>> begin
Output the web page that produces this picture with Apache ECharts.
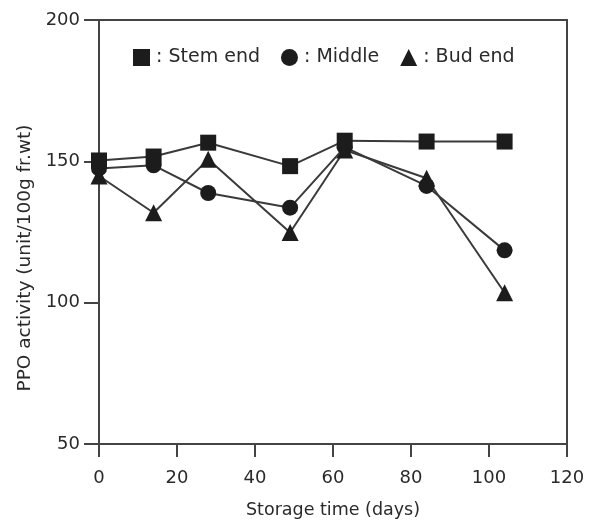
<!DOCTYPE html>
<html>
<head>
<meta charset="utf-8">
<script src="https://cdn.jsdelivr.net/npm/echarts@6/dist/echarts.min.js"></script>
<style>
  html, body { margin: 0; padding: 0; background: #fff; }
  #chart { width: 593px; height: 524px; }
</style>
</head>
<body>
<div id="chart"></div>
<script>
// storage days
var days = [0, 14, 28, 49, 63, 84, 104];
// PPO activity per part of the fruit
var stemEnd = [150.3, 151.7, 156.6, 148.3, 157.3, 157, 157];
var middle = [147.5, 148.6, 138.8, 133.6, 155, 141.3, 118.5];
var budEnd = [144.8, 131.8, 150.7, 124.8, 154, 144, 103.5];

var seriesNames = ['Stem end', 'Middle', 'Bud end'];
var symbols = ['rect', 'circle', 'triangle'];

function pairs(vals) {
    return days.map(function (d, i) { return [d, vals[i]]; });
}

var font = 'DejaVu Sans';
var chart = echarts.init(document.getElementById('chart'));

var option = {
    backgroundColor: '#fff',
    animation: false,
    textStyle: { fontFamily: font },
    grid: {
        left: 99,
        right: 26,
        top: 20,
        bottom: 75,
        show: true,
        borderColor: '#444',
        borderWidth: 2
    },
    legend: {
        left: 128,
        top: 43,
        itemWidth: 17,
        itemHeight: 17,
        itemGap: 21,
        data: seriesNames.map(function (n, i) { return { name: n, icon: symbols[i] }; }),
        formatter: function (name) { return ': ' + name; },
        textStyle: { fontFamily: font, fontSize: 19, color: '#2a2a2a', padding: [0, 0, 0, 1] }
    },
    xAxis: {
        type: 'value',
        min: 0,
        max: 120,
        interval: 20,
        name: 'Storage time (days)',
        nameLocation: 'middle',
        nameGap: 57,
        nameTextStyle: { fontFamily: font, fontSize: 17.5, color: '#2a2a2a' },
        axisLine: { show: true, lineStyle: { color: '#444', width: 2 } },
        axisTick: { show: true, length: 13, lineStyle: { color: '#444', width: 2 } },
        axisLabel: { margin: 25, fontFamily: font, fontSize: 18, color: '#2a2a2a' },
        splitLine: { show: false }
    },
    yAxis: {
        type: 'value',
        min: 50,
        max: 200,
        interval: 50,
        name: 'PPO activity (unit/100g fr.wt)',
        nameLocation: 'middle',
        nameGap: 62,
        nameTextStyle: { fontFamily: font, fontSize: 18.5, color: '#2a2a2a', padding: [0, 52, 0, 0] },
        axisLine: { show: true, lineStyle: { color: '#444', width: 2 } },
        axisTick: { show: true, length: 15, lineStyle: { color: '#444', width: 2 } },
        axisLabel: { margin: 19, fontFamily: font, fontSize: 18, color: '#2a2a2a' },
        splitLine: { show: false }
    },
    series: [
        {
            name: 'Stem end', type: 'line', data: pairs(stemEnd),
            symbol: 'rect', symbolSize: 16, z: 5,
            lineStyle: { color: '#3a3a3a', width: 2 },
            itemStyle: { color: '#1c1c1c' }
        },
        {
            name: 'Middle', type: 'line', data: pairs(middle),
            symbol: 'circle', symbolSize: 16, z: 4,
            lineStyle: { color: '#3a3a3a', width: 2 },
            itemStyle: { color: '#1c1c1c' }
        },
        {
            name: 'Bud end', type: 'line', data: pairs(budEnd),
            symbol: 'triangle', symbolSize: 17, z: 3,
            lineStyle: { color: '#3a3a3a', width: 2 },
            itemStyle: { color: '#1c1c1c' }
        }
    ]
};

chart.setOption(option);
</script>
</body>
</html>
>> end
Task directions: Pictures are excluded; output everything else in the data verbatim.

Exercise result:
Output the web page that produces this picture with Apache ECharts.
<!DOCTYPE html>
<html>
<head>
<meta charset="utf-8">
<script src="https://cdn.jsdelivr.net/npm/echarts@6/dist/echarts.min.js"></script>
<style>
  html, body { margin: 0; padding: 0; background: #fff; }
  #chart { width: 593px; height: 524px; }
</style>
</head>
<body>
<div id="chart"></div>
<script>
// storage days
var days = [0, 14, 28, 49, 63, 84, 104];
// PPO activity per part of the fruit
var stemEnd = [150.3, 151.7, 156.6, 148.3, 157.3, 157, 157];
var middle = [147.5, 148.6, 138.8, 133.6, 155, 141.3, 118.5];
var budEnd = [144.8, 131.8, 150.7, 124.8, 154, 144, 103.5];

var seriesNames = ['Stem end', 'Middle', 'Bud end'];
var symbols = ['rect', 'circle', 'triangle'];

function pairs(vals) {
    return days.map(function (d, i) { return [d, vals[i]]; });
}

var font = 'DejaVu Sans';
var chart = echarts.init(document.getElementById('chart'));

var option = {
    backgroundColor: '#fff',
    animation: false,
    textStyle: { fontFamily: font },
    grid: {
        left: 99,
        right: 26,
        top: 20,
        bottom: 75,
        show: true,
        borderColor: '#444',
        borderWidth: 2
    },
    legend: {
        left: 128,
        top: 43,
        itemWidth: 17,
        itemHeight: 17,
        itemGap: 21,
        data: seriesNames.map(function (n, i) { return { name: n, icon: symbols[i] }; }),
        formatter: function (name) { return ': ' + name; },
        textStyle: { fontFamily: font, fontSize: 19, color: '#2a2a2a', padding: [0, 0, 0, 1] }
    },
    xAxis: {
        type: 'value',
        min: 0,
        max: 120,
        interval: 20,
        name: 'Storage time (days)',
        nameLocation: 'middle',
        nameGap: 57,
        nameTextStyle: { fontFamily: font, fontSize: 17.5, color: '#2a2a2a' },
        axisLine: { show: true, lineStyle: { color: '#444', width: 2 } },
        axisTick: { show: true, length: 13, lineStyle: { color: '#444', width: 2 } },
        axisLabel: { margin: 25, fontFamily: font, fontSize: 18, color: '#2a2a2a' },
        splitLine: { show: false }
    },
    yAxis: {
        type: 'value',
        min: 50,
        max: 200,
        interval: 50,
        name: 'PPO activity (unit/100g fr.wt)',
        nameLocation: 'middle',
        nameGap: 62,
        nameTextStyle: { fontFamily: font, fontSize: 18.5, color: '#2a2a2a', padding: [0, 52, 0, 0] },
        axisLine: { show: true, lineStyle: { color: '#444', width: 2 } },
        axisTick: { show: true, length: 15, lineStyle: { color: '#444', width: 2 } },
        axisLabel: { margin: 19, fontFamily: font, fontSize: 18, color: '#2a2a2a' },
        splitLine: { show: false }
    },
    series: [
        {
            name: 'Stem end', type: 'line', data: pairs(stemEnd),
            symbol: 'rect', symbolSize: 16, z: 5,
            lineStyle: { color: '#3a3a3a', width: 2 },
            itemStyle: { color: '#1c1c1c' }
        },
        {
            name: 'Middle', type: 'line', data: pairs(middle),
            symbol: 'circle', symbolSize: 16, z: 4,
            lineStyle: { color: '#3a3a3a', width: 2 },
            itemStyle: { color: '#1c1c1c' }
        },
        {
            name: 'Bud end', type: 'line', data: pairs(budEnd),
            symbol: 'triangle', symbolSize: 17, z: 3,
            lineStyle: { color: '#3a3a3a', width: 2 },
            itemStyle: { color: '#1c1c1c' }
        }
    ]
};

chart.setOption(option);
</script>
</body>
</html>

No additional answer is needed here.